Suzanne Goldenberg revealed the case of a fake reporter at White House press briefings who had a propensity to ask softball questions or questions that the White House desired to address.

The White House faced fresh accusations of a clandestine propaganda campaign yesterday after it emerged that it granted regular access to a right-wing blogger with a habit of asking President Bush easy questions.
Jeff Gannon, who represented a right-wing site owned by a Texas-based Republican activist, had been a regular at White House briefings since 2003 but aroused reporters' suspicions after posing ideologically loaded questions.
The fake White House correspondent quit his job at the Talon News site on Wednesday after liberal bloggers found he had been operating under a pseudonym, and that he was linked to several gay pornographic web domain addresses under his real idenity, James Guckert.

And his use to the White House becomes clear:

"You could see there was a pattern in which the White House press secretary, Scott McClellan, would be getting a more aggressive and less friendly question, and then would seem to call on Jeff Gannon to change the subject.
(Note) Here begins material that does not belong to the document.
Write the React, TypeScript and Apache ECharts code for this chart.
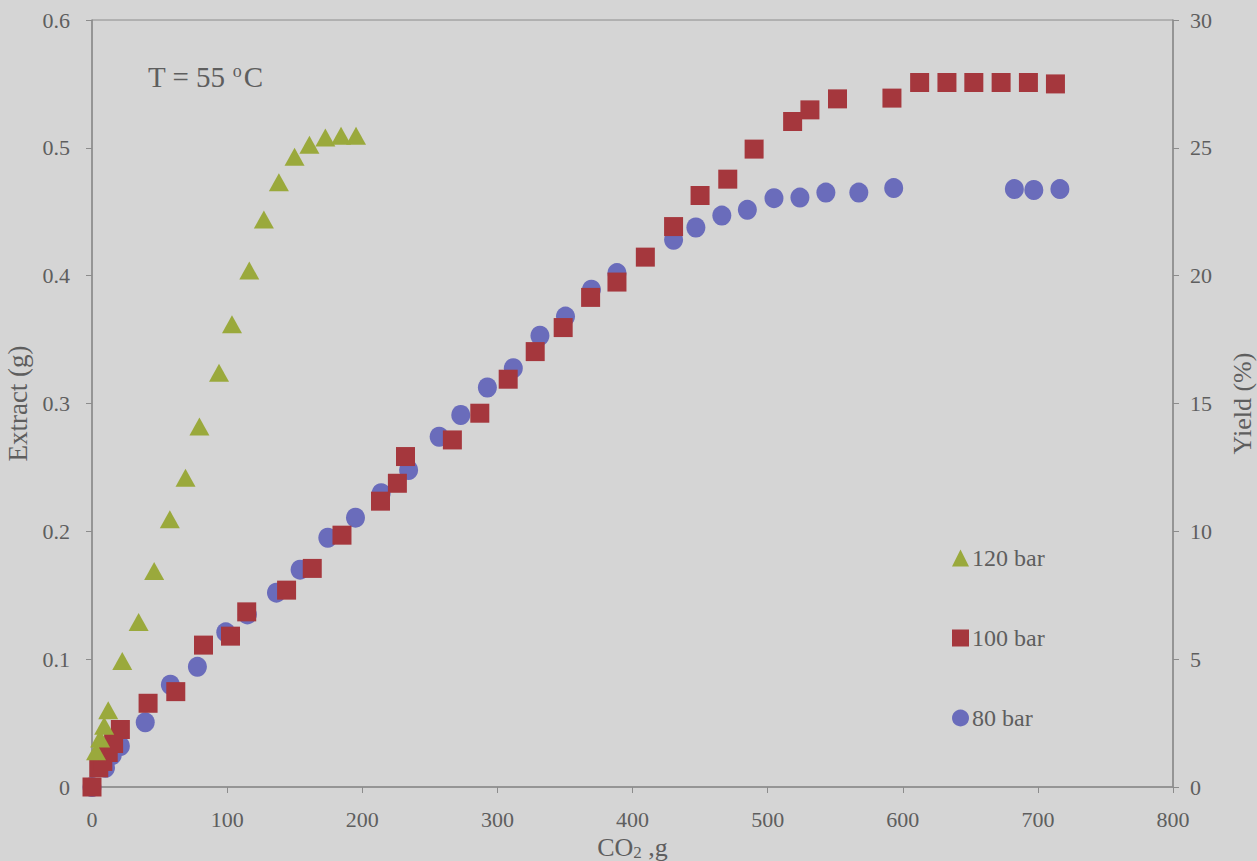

And when he did he got a softball question in return," Mr Brock said.
The fake reporter's downfall came last week when he attracted suspicion with a particularly loaded question to the president on how he would enlist Democratic support for his social security reforms.
After falsely attributing quotes to Democratic leaders, Gannon asked: "How are you going to work with people who seem to have divorced themselves from reality?"
—Suzanne Goldenberg, "Fake reporter unmasked at White House", February 11, 2005.